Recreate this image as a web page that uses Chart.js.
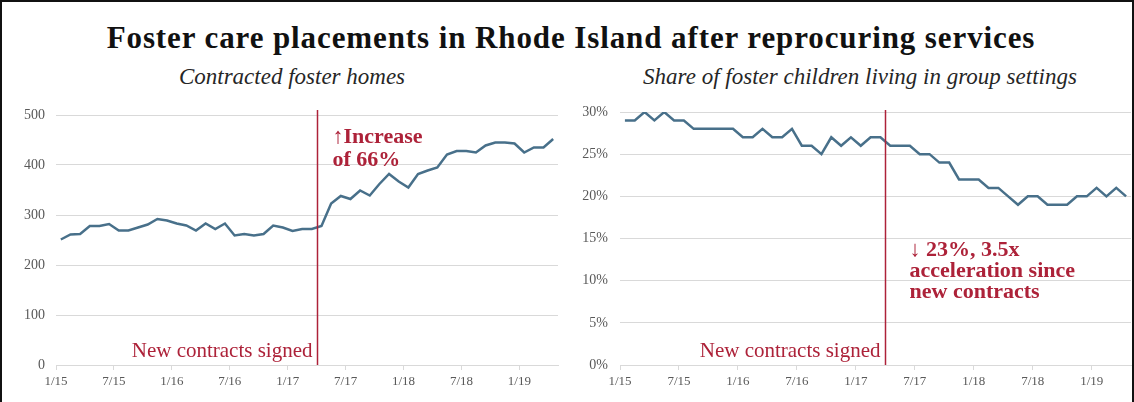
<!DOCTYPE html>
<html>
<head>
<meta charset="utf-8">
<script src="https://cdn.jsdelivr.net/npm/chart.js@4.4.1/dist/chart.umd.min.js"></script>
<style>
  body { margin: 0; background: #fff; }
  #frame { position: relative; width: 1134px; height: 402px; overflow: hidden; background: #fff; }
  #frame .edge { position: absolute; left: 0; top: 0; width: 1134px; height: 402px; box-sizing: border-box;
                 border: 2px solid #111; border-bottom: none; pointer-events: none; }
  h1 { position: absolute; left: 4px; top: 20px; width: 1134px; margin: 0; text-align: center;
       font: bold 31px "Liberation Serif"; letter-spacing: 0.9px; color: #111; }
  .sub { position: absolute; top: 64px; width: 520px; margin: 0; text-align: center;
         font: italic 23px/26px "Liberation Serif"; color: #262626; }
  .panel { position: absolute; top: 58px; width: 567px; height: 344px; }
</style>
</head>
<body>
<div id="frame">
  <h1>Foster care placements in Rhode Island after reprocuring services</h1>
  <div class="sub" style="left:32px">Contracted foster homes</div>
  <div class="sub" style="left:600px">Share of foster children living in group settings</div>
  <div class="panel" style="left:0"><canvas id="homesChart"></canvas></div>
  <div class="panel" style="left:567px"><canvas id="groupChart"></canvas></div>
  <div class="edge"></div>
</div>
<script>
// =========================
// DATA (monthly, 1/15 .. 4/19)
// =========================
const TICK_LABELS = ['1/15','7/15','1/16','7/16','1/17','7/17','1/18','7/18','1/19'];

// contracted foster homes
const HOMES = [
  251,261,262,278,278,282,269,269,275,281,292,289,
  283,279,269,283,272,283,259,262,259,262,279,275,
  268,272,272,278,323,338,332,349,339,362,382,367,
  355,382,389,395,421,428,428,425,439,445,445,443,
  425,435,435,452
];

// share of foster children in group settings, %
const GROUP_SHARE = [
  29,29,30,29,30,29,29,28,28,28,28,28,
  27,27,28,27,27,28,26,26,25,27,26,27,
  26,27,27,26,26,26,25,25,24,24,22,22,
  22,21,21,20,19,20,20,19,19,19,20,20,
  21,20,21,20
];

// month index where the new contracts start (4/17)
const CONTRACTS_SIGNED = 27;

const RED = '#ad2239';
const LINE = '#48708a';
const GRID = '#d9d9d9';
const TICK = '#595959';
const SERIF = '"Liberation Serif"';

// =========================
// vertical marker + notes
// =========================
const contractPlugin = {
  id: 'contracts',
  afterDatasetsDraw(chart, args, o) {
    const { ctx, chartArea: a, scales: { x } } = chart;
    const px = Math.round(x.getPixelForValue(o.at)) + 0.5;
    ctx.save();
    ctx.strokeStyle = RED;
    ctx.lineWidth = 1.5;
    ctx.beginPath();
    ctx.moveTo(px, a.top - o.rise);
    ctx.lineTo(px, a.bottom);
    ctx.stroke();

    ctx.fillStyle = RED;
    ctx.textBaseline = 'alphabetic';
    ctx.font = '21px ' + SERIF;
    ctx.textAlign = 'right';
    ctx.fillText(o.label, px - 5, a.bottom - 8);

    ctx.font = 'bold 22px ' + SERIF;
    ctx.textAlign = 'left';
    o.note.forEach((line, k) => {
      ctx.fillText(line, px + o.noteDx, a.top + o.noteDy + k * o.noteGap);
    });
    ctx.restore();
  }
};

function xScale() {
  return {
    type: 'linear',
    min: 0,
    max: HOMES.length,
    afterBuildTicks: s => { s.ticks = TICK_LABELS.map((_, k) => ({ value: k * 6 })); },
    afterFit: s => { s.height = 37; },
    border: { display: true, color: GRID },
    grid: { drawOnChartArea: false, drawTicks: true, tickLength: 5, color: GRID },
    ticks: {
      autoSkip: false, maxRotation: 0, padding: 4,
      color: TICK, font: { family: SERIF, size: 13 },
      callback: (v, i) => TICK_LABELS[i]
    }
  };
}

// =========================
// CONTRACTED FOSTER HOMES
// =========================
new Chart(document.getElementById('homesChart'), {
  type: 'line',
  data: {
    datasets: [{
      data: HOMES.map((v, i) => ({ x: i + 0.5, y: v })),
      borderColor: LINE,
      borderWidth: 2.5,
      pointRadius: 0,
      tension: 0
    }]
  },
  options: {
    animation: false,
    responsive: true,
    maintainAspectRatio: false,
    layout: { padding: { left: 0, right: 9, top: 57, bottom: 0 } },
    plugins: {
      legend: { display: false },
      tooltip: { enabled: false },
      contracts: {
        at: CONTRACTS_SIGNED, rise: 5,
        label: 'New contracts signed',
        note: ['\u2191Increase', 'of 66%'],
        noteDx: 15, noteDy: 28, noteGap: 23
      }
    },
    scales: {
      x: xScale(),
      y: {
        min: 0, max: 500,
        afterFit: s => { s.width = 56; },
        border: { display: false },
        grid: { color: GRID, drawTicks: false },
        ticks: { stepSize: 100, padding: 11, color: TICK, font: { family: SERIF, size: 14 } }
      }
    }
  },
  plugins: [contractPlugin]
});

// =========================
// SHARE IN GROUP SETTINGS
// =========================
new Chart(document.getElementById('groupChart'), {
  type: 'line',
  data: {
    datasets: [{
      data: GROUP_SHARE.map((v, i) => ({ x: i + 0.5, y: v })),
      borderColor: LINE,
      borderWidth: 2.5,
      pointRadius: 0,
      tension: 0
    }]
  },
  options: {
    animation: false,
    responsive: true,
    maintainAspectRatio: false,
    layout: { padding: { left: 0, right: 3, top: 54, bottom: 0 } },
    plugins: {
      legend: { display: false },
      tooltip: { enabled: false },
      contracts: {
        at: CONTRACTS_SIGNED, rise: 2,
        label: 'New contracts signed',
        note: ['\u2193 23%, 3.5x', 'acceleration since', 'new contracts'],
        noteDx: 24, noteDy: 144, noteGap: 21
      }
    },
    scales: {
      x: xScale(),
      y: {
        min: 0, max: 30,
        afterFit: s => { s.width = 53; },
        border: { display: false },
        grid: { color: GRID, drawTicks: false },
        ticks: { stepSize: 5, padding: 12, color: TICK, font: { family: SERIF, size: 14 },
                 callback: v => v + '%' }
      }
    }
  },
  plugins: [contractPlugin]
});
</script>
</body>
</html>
* * *
= EXERCISE AIM =
Transcribe the material exactly, keeping every word and none of the pictures.

= CORRECT RESULT =
Recreate this image as a web page that uses Chart.js.
<!DOCTYPE html>
<html>
<head>
<meta charset="utf-8">
<script src="https://cdn.jsdelivr.net/npm/chart.js@4.4.1/dist/chart.umd.min.js"></script>
<style>
  body { margin: 0; background: #fff; }
  #frame { position: relative; width: 1134px; height: 402px; overflow: hidden; background: #fff; }
  #frame .edge { position: absolute; left: 0; top: 0; width: 1134px; height: 402px; box-sizing: border-box;
                 border: 2px solid #111; border-bottom: none; pointer-events: none; }
  h1 { position: absolute; left: 4px; top: 20px; width: 1134px; margin: 0; text-align: center;
       font: bold 31px "Liberation Serif"; letter-spacing: 0.9px; color: #111; }
  .sub { position: absolute; top: 64px; width: 520px; margin: 0; text-align: center;
         font: italic 23px/26px "Liberation Serif"; color: #262626; }
  .panel { position: absolute; top: 58px; width: 567px; height: 344px; }
</style>
</head>
<body>
<div id="frame">
  <h1>Foster care placements in Rhode Island after reprocuring services</h1>
  <div class="sub" style="left:32px">Contracted foster homes</div>
  <div class="sub" style="left:600px">Share of foster children living in group settings</div>
  <div class="panel" style="left:0"><canvas id="homesChart"></canvas></div>
  <div class="panel" style="left:567px"><canvas id="groupChart"></canvas></div>
  <div class="edge"></div>
</div>
<script>
// =========================
// DATA (monthly, 1/15 .. 4/19)
// =========================
const TICK_LABELS = ['1/15','7/15','1/16','7/16','1/17','7/17','1/18','7/18','1/19'];

// contracted foster homes
const HOMES = [
  251,261,262,278,278,282,269,269,275,281,292,289,
  283,279,269,283,272,283,259,262,259,262,279,275,
  268,272,272,278,323,338,332,349,339,362,382,367,
  355,382,389,395,421,428,428,425,439,445,445,443,
  425,435,435,452
];

// share of foster children in group settings, %
const GROUP_SHARE = [
  29,29,30,29,30,29,29,28,28,28,28,28,
  27,27,28,27,27,28,26,26,25,27,26,27,
  26,27,27,26,26,26,25,25,24,24,22,22,
  22,21,21,20,19,20,20,19,19,19,20,20,
  21,20,21,20
];

// month index where the new contracts start (4/17)
const CONTRACTS_SIGNED = 27;

const RED = '#ad2239';
const LINE = '#48708a';
const GRID = '#d9d9d9';
const TICK = '#595959';
const SERIF = '"Liberation Serif"';

// =========================
// vertical marker + notes
// =========================
const contractPlugin = {
  id: 'contracts',
  afterDatasetsDraw(chart, args, o) {
    const { ctx, chartArea: a, scales: { x } } = chart;
    const px = Math.round(x.getPixelForValue(o.at)) + 0.5;
    ctx.save();
    ctx.strokeStyle = RED;
    ctx.lineWidth = 1.5;
    ctx.beginPath();
    ctx.moveTo(px, a.top - o.rise);
    ctx.lineTo(px, a.bottom);
    ctx.stroke();

    ctx.fillStyle = RED;
    ctx.textBaseline = 'alphabetic';
    ctx.font = '21px ' + SERIF;
    ctx.textAlign = 'right';
    ctx.fillText(o.label, px - 5, a.bottom - 8);

    ctx.font = 'bold 22px ' + SERIF;
    ctx.textAlign = 'left';
    o.note.forEach((line, k) => {
      ctx.fillText(line, px + o.noteDx, a.top + o.noteDy + k * o.noteGap);
    });
    ctx.restore();
  }
};

function xScale() {
  return {
    type: 'linear',
    min: 0,
    max: HOMES.length,
    afterBuildTicks: s => { s.ticks = TICK_LABELS.map((_, k) => ({ value: k * 6 })); },
    afterFit: s => { s.height = 37; },
    border: { display: true, color: GRID },
    grid: { drawOnChartArea: false, drawTicks: true, tickLength: 5, color: GRID },
    ticks: {
      autoSkip: false, maxRotation: 0, padding: 4,
      color: TICK, font: { family: SERIF, size: 13 },
      callback: (v, i) => TICK_LABELS[i]
    }
  };
}

// =========================
// CONTRACTED FOSTER HOMES
// =========================
new Chart(document.getElementById('homesChart'), {
  type: 'line',
  data: {
    datasets: [{
      data: HOMES.map((v, i) => ({ x: i + 0.5, y: v })),
      borderColor: LINE,
      borderWidth: 2.5,
      pointRadius: 0,
      tension: 0
    }]
  },
  options: {
    animation: false,
    responsive: true,
    maintainAspectRatio: false,
    layout: { padding: { left: 0, right: 9, top: 57, bottom: 0 } },
    plugins: {
      legend: { display: false },
      tooltip: { enabled: false },
      contracts: {
        at: CONTRACTS_SIGNED, rise: 5,
        label: 'New contracts signed',
        note: ['\u2191Increase', 'of 66%'],
        noteDx: 15, noteDy: 28, noteGap: 23
      }
    },
    scales: {
      x: xScale(),
      y: {
        min: 0, max: 500,
        afterFit: s => { s.width = 56; },
        border: { display: false },
        grid: { color: GRID, drawTicks: false },
        ticks: { stepSize: 100, padding: 11, color: TICK, font: { family: SERIF, size: 14 } }
      }
    }
  },
  plugins: [contractPlugin]
});

// =========================
// SHARE IN GROUP SETTINGS
// =========================
new Chart(document.getElementById('groupChart'), {
  type: 'line',
  data: {
    datasets: [{
      data: GROUP_SHARE.map((v, i) => ({ x: i + 0.5, y: v })),
      borderColor: LINE,
      borderWidth: 2.5,
      pointRadius: 0,
      tension: 0
    }]
  },
  options: {
    animation: false,
    responsive: true,
    maintainAspectRatio: false,
    layout: { padding: { left: 0, right: 3, top: 54, bottom: 0 } },
    plugins: {
      legend: { display: false },
      tooltip: { enabled: false },
      contracts: {
        at: CONTRACTS_SIGNED, rise: 2,
        label: 'New contracts signed',
        note: ['\u2193 23%, 3.5x', 'acceleration since', 'new contracts'],
        noteDx: 24, noteDy: 144, noteGap: 21
      }
    },
    scales: {
      x: xScale(),
      y: {
        min: 0, max: 30,
        afterFit: s => { s.width = 53; },
        border: { display: false },
        grid: { color: GRID, drawTicks: false },
        ticks: { stepSize: 5, padding: 12, color: TICK, font: { family: SERIF, size: 14 },
                 callback: v => v + '%' }
      }
    }
  },
  plugins: [contractPlugin]
});
</script>
</body>
</html>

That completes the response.